Isles have highest birth rate in Scotland

Shetland had the highest birth rate of any health board area in Scotland last year with 278 live babies entering the world.

The number of successful pregnancies during 2008 equates to a rate of 12.7 babies per 1,000 people in Shetland, half a per cent higher than the next most prolific breeders in the NHS areas of Lothian and Lanarkshire.

The figures from the General Register Office for Scotland do show that, when measured by local authority area, there are three parts of the country with a marginally higher reproduction rate than Shetland – Clackmannanshire, Falkirk and North Lanarkshire – but, when measured by NHS area, Shetland pushes to the front.

In numbers, the 278 new arrivals handsomely exceeded the total of 211 islanders who died in 2008. That healthy replenishment did not happen in many areas of Scotland, including Orkney and the Western Isles.

The situation in the Western Isles looks particularly bleak with its 256 live babies last year giving it the second-lowest birth rate in Scotland of just 9.7 per 1,000 of its population, which fell far short of replacing the 346 people who died. The Western Isles had Scotland’s highest death rate of 13.2 per 1,000 people.

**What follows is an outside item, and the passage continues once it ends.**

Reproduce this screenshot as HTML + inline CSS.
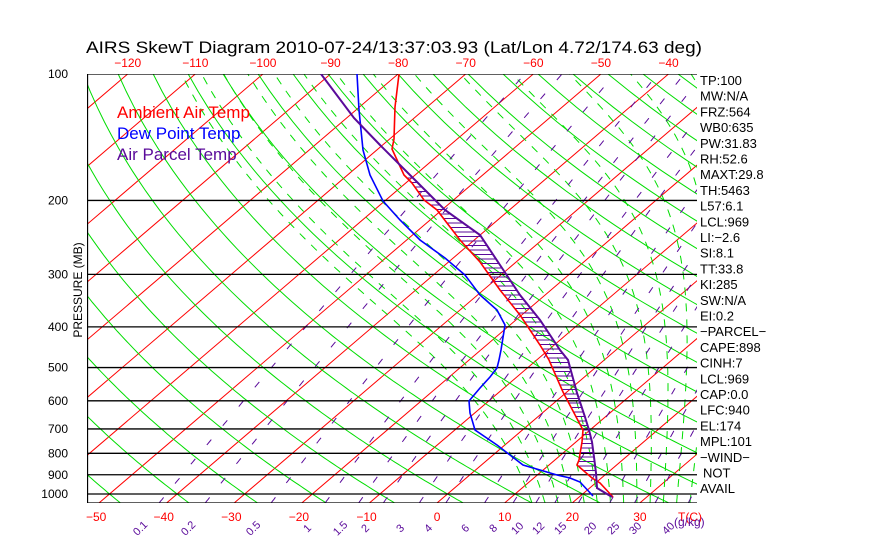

Shetland has been enjoying a boom in baby numbers in recent years after a period of dwindling reproduction since the mid-1990s. A separate set of government statistics released last year revealed Shetland had the highest birth rate in Scotland for the year ending 31st March 2007. The figures showed the highest birth rate in Shetland for 12 years with 40 more babies than the previous year giving a total of 266.